President Obama not only goes largely unchallenged for his hypocrisy, but also for the accuracy of what he touts as his achievements.
Obama often brags about the four million jobs being created under his watch. That sounds like a big number to most people. The problem is that the media rarely explains to Americans that the number doesn't include the number of jobs that were lost. More importantly, they don't explain how obscenely low that number is in context with historical recession recoveries.
Obama does the same thing when talking about energy and gas prices. He likes to point out that domestic oil-drilling has increased during his presidency. What the media fails to explain is that it has only increased on private land where the government has no control. Through Obama's policies, there is less government-land oil-drilling going on in this country than before he took office.
The media not only shies away from providing the proper context, but they set the bar so incredibly low for any measure of success from the Obama administration, that the president can effectively hail sub-standard and even downright poor results as major achievements. Whenever there's a mild, positive uptick in an economic number, the media tone is that a corner has been turned, and that we're on the right track... And when that uptick disappears a couple of weeks later, you don't hear much about it.
Many once-controversial policies (aka policies that were controversial under the Bush administration) receive practically no media attention now that Obama has adopted them. When's the last time you heard anyone in the media bring up the Guantanamo Bay detention camp? Four years ago, its existence was a framed by Democrats and the media as a moral collapse of American values and a major recruitment tool for Islamic terrorists. Bush's position - that he'd like to close it, but couldn't due to lack of a better solution - was soundly rejected by critics. Candidate Obama even ran on the promise of closing down the facility, and pledged again to do so shortly after taking office. Yet, it's still open and active today, with Obama's rationale now parroting Bush's, and the media couldn't care less. It's been years since any news organization have given publicity to Gitmo critics, if there even are any more.

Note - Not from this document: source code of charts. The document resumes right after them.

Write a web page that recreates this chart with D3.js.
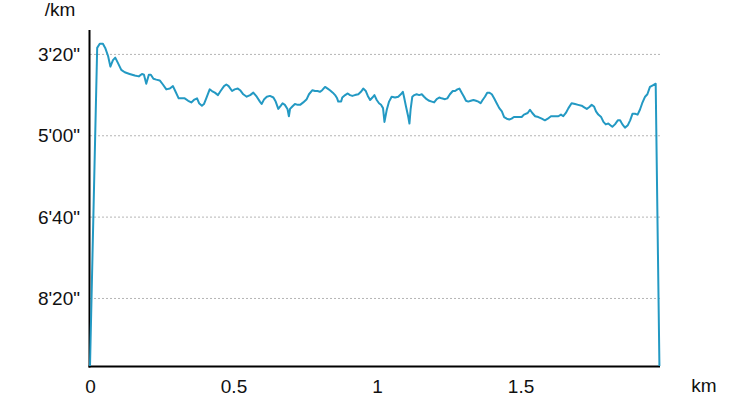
<!DOCTYPE html>
<html>
<head>
<meta charset="utf-8">
<script src="https://cdn.jsdelivr.net/npm/d3@7"></script>
<style>
  html, body { margin: 0; padding: 0; background: #fff; }
  svg { display: block; }
  text { font-family: "Liberation Sans", Arial, Helvetica, sans-serif; fill: #111; }
</style>
</head>
<body>
<svg id="chart" width="750" height="400"></svg>
<script>
// Distance along the course (km)
const distKm = [
  0, 0.025, 0.034, 0.045, 0.053, 0.063, 0.071, 0.080, 0.088, 0.098,
  0.109, 0.121, 0.138, 0.156, 0.170, 0.181, 0.188, 0.196, 0.205, 0.212,
  0.221, 0.231, 0.243, 0.254, 0.266, 0.278, 0.289, 0.297, 0.309, 0.318,
  0.330, 0.342, 0.353, 0.362, 0.373, 0.380, 0.390, 0.397, 0.405, 0.417,
  0.425, 0.435, 0.446, 0.455, 0.467, 0.475, 0.483, 0.495, 0.504, 0.515,
  0.523, 0.534, 0.546, 0.558, 0.569, 0.581, 0.592, 0.598, 0.607, 0.616,
  0.627, 0.639, 0.647, 0.656, 0.665, 0.671, 0.679, 0.688, 0.693, 0.697,
  0.705, 0.714, 0.724, 0.732, 0.743, 0.755, 0.763, 0.775, 0.784, 0.793,
  0.801, 0.809, 0.819, 0.828, 0.836, 0.846, 0.854, 0.861, 0.865, 0.875,
  0.879, 0.889, 0.898, 0.906, 0.914, 0.923, 0.935, 0.944, 0.952, 0.961,
  0.968, 0.976, 0.984, 0.991, 0.999, 1.007, 1.014, 1.021, 1.026, 1.034,
  1.042, 1.051, 1.063, 1.074, 1.083, 1.090, 1.094, 1.101, 1.109, 1.113,
  1.117, 1.123, 1.130, 1.138, 1.147, 1.156, 1.164, 1.173, 1.182, 1.191,
  1.199, 1.208, 1.217, 1.225, 1.237, 1.245, 1.254, 1.264, 1.272, 1.280,
  1.287, 1.295, 1.303, 1.310, 1.318, 1.327, 1.336, 1.345, 1.353, 1.361,
  1.368, 1.376, 1.384, 1.391, 1.400, 1.408, 1.417, 1.426, 1.435, 1.443,
  1.452, 1.461, 1.469, 1.477, 1.487, 1.496, 1.504, 1.512, 1.525, 1.533,
  1.541, 1.551, 1.562, 1.574, 1.585, 1.595, 1.606, 1.620, 1.632, 1.641,
  1.649, 1.658, 1.667, 1.678, 1.690, 1.701, 1.713, 1.722, 1.731, 1.739,
  1.748, 1.756, 1.763, 1.771, 1.781, 1.789, 1.797, 1.806, 1.813, 1.820,
  1.829, 1.839, 1.847, 1.855, 1.864, 1.874, 1.882, 1.890, 1.899, 1.908,
  1.916, 1.924, 1.934, 1.942, 1.951, 1.961, 1.971, 1.984
];
// Pace at each point (seconds per km)
const paceSec = [
  583, 192, 187, 187, 192, 202, 215, 207, 204, 211,
  219, 222, 224, 226, 227, 224, 225, 236, 225, 225,
  230, 231, 232, 237, 243, 242, 239, 245, 254, 254,
  254, 257, 259, 256, 254, 260, 263, 261, 254, 243,
  245, 247, 250, 245, 239, 237, 239, 245, 243, 242,
  244, 249, 252, 250, 247, 252, 258, 261, 255, 252,
  251, 253, 258, 267, 263, 260, 262, 267, 276, 267,
  264, 261, 262, 262, 259, 255, 249, 244, 245, 245,
  246, 244, 240, 242, 244, 247, 250, 254, 258, 258,
  253, 250, 248, 250, 251, 250, 249, 246, 242, 245,
  251, 256, 253, 250, 256, 260, 262, 266, 283, 268,
  258, 252, 253, 252, 249, 246, 252, 264, 277, 285,
  268, 252, 250, 249, 250, 249, 252, 255, 257, 258,
  259, 255, 253, 254, 255, 254, 249, 245, 245, 243,
  242, 247, 252, 257, 258, 257, 256, 257, 258, 260,
  256, 252, 247, 247, 249, 254, 260, 266, 270, 277,
  279, 280, 279, 277, 277, 277, 277, 274, 272, 268,
  272, 276, 277, 279, 281, 279, 276, 276, 276, 274,
  276, 272, 266, 260, 261, 262, 263, 265, 267, 265,
  262, 264, 270, 274, 277, 283, 286, 285, 287, 289,
  286, 281, 281, 286, 290, 287, 281, 273, 273, 274,
  268, 260, 252, 249, 240, 238, 236, 583
];
// Y tick values (seconds per km)
const paceTicks = [200, 300, 400, 500];
// X tick values (km)
const distTicks = [0, 0.5, 1, 1.5];
const xDomain = [0, 1.986];
const yDomain = [170, 583];
const yUnit = "/km";
const xUnit = "km";

const svg = d3.select("#chart");
const plotLeft = 90, plotRight = 660, plotTop = 30, plotBottom = 366;

const x = d3.scaleLinear().domain(xDomain).range([plotLeft, plotRight]);
const y = d3.scaleLinear().domain(yDomain).range([plotTop, plotBottom]).clamp(true);

const fmtPace = s => {
  const m = Math.floor(s / 60), sec = Math.round(s % 60);
  return m + "'" + String(sec).padStart(2, "0") + '"';
};

// Grid lines
svg.append("g")
  .selectAll("line")
  .data(paceTicks)
  .join("line")
  .attr("x1", plotLeft).attr("x2", plotRight)
  .attr("y1", d => y(d)).attr("y2", d => y(d))
  .attr("stroke", "#b5b5b5")
  .attr("stroke-width", 1)
  .attr("stroke-dasharray", "2,2");

// Y axis (labels only, no ticks)
const yAxis = d3.axisLeft(y).tickValues(paceTicks).tickFormat(fmtPace).tickSize(0).tickPadding(10);
const gy = svg.append("g").attr("transform", `translate(${plotLeft},0)`).call(yAxis);
gy.select(".domain").remove();
gy.selectAll("text").attr("font-size", 19).attr("font-family", '"Liberation Sans", Arial, sans-serif').attr("fill", "#111");

// X axis
const xAxis = d3.axisBottom(x).tickValues(distTicks).tickFormat(d3.format("")).tickSize(0).tickPadding(14);
const gx = svg.append("g").attr("transform", `translate(0,${plotBottom})`).call(xAxis);
gx.select(".domain").remove();
gx.selectAll("text").attr("font-size", 19).attr("font-family", '"Liberation Sans", Arial, sans-serif').attr("fill", "#111");

// Axis lines
svg.append("line").attr("x1", plotLeft - 0.5).attr("x2", plotLeft - 0.5).attr("y1", plotTop).attr("y2", plotBottom + 1.5)
  .attr("stroke", "#000").attr("stroke-width", 2);
svg.append("line").attr("x1", plotLeft - 1.5).attr("x2", plotRight).attr("y1", plotBottom + 0.5).attr("y2", plotBottom + 0.5)
  .attr("stroke", "#000").attr("stroke-width", 2);

// Line
const data = distKm.map((d, i) => [d, paceSec[i]]);
svg.append("path")
  .datum(data)
  .attr("fill", "none")
  .attr("stroke", "#2399c3")
  .attr("stroke-width", 2)
  .attr("stroke-linejoin", "round")
  .attr("d", d3.line().x(d => x(d[0])).y(d => y(d[1])));

// Unit labels
svg.append("text").attr("x", 60).attr("y", 16).attr("text-anchor", "middle")
  .attr("font-size", 19).text(yUnit);
svg.append("text").attr("x", 704).attr("y", 392).attr("text-anchor", "middle")
  .attr("font-size", 19).text(xUnit);
</script>
</body>
</html>
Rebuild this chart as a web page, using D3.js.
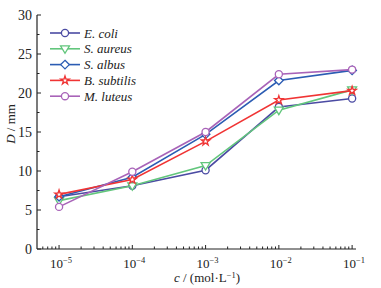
<!DOCTYPE html>
<html><head><meta charset="utf-8">
<script src="https://cdn.jsdelivr.net/npm/d3@7"></script>
<style>body{margin:0;background:#fff}svg{display:block}</style>
</head><body>
<svg id="c" width="381" height="288" font-family="'Liberation Serif', 'DejaVu Serif', 'Times New Roman', serif"></svg>
<script>
const concentrations = [1e-5, 1e-4, 1e-3, 1e-2, 1e-1];
const seriesNames = ["E. coli", "S. aureus", "S. albus", "B. subtilis", "M. luteus"];
const eColi = [6.7, 8.1, 10.1, 18.2, 19.3];
const sAureus = [6.2, 8.1, 10.7, 17.8, 20.4];
const sAlbus = [6.7, 9.2, 14.7, 21.6, 22.9];
const bSubtilis = [7.0, 8.9, 13.8, 19.1, 20.3];
const mLuteus = [5.4, 9.9, 15.0, 22.4, 23.0];
const yTicks = [0, 5, 10, 15, 20, 25, 30];
const xTickExps = [-5, -4, -3, -2, -1];

const colors = ["#4b4ba3", "#62c67c", "#2b5cb3", "#f03434", "#a863b8"];
const shapes = ["circle", "triangle", "diamond", "star", "circle"];
const values = [eColi, sAureus, sAlbus, bSubtilis, mLuteus];

const svg = d3.select("#c");
const x = d3.scaleLog().domain([5e-6, 0.113]).range([37, 356]);
const y = d3.scaleLinear().domain([0, 30]).range([249, 15]);

const g = svg.append("g");
g.append("line").attr("x1",37).attr("x2",37).attr("y1",y(0)).attr("y2",y(30)).attr("stroke","#222").attr("stroke-width",1.2);
d3.range(0, 30.1, 2.5).forEach(v=>{
  const major = v % 5 === 0;
  g.append("line").attr("x1",37).attr("x2",37+(major?4:2.5)).attr("y1",y(v)).attr("y2",y(v)).attr("stroke","#222").attr("stroke-width",1);
});
yTicks.forEach(v=>{
  g.append("text").attr("x",32).attr("y",y(v)+5).attr("text-anchor","end").attr("font-size",14).attr("fill","#222").text(v);
});
g.append("line").attr("x1",37).attr("x2",356).attr("y1",y(0)).attr("y2",y(0)).attr("stroke","#222").attr("stroke-width",1.2);
const minor = [];
for (let e=-6;e<=-1;e++) for (let m=1;m<10;m++){ const v=m*Math.pow(10,e); if(v>=5e-6 && v<=0.113) minor.push(v); }
minor.forEach(v=>{
  const major = Math.abs(Math.log10(v)-Math.round(Math.log10(v)))<1e-9;
  g.append("line").attr("x1",x(v)).attr("x2",x(v)).attr("y1",y(0)).attr("y2",y(0)-(major?4:2.5)).attr("stroke","#222").attr("stroke-width",1);
});
xTickExps.forEach(e=>{
  const t = g.append("text").attr("x",x(Math.pow(10,e))+2).attr("y",y(0)+19).attr("text-anchor","middle").attr("font-size",13).attr("fill","#222");
  t.append("tspan").text("10");
  t.append("tspan").attr("dy",-5).attr("font-size",8.5).text("−"+(-e));
});
const xt = g.append("text").attr("x",207).attr("y",282).attr("text-anchor","middle").attr("font-size",13).attr("fill","#222");
xt.append("tspan").attr("font-style","italic").text("c");
xt.append("tspan").text(" / (mol·L");
xt.append("tspan").attr("dy",-4).attr("font-size",8.5).text("−1");
xt.append("tspan").attr("dy",4).text(")");
const yt = g.append("text").attr("transform","translate(15,124) rotate(-90)").attr("text-anchor","middle").attr("font-size",13).attr("fill","#222");
yt.append("tspan").attr("font-style","italic").text("D");
yt.append("tspan").text(" / mm");

function pathFor(s){
  if (s==="circle") return d3.symbol(d3.symbolCircle, 40)();
  if (s==="diamond") return "M0,-4.3L4.3,0L0,4.3L-4.3,0Z";
  if (s==="star") return d3.symbol(d3.symbolStar, 22)();
  if (s==="triangle") return "M-4.5,-3L4.5,-3L0,4.5Z";
}
function drawMarker(sel, s, cx, cy, col){
  sel.append("path").attr("d", pathFor(s)).attr("fill","#fff").attr("stroke",col).attr("stroke-width",1.3)
    .attr("transform",`translate(${cx},${cy})`);
}

const line = d3.line().x((d,i)=>x(concentrations[i])).y(d=>y(d));
values.forEach((vals,k)=>{
  const sg = svg.append("g");
  sg.append("path").datum(vals).attr("d",line).attr("fill","none").attr("stroke",colors[k]).attr("stroke-width",1.6);
  vals.forEach((v,i)=>drawMarker(sg, shapes[k], x(concentrations[i]), y(v), colors[k]));
});

seriesNames.forEach((n,k)=>{
  const ly = 33 + k*15.8;
  const lg = svg.append("g");
  lg.append("line").attr("x1",50).attr("x2",80).attr("y1",ly).attr("y2",ly).attr("stroke",colors[k]).attr("stroke-width",1.6);
  drawMarker(lg, shapes[k], 65, ly, colors[k]);
  lg.append("text").attr("x",84).attr("y",ly+4.5).attr("font-size",13).attr("font-style","italic").attr("fill","#222").text(n);
});
</script>
</body></html>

What has the media paid close attention to during this election cycle? It certainly hasn't been the shocking number of Americans on the government dole, but it has been Mitt Romney's in-artful description of the problem on hidden-camera. It hasn't been the high unemployment rate of female workers, but it has been a fabricated War on Women controversy and Todd Akin's idiotic comments. It hasn't been the Obamacare taxes, but it has been Mitt Romney's tax records, which are always good for a front-page headline or fifty. Oh, and of course we can't forget about all of that award-worthy, investigative reporting on that pathological liar, Paul Ryan, who thought he could get away with citing the wrong marathon running-time from twenty years ago.
Now, media bias against conservatives is nothing new, and it's not going to change anytime soon. Complaining about it isn't going to do much good as far as the November election is concerned. The Romney campaign needs to find a way to deal with it, and do their best to work around the media. Their biggest challenge, though, will be to break through Obama's cult of personality and slap the country awake to the realities of what is on the line when it comes to our country's future.
When you strip away Obama's record, you have a personable, charismatic charmer who sounds great on the microphone - a viable candidate. But when you strip away his cult of personality, you're forced to recognize the reality that our nation is in deep decline, and may very well be broken beyond repair if drastic changes aren't made very soon.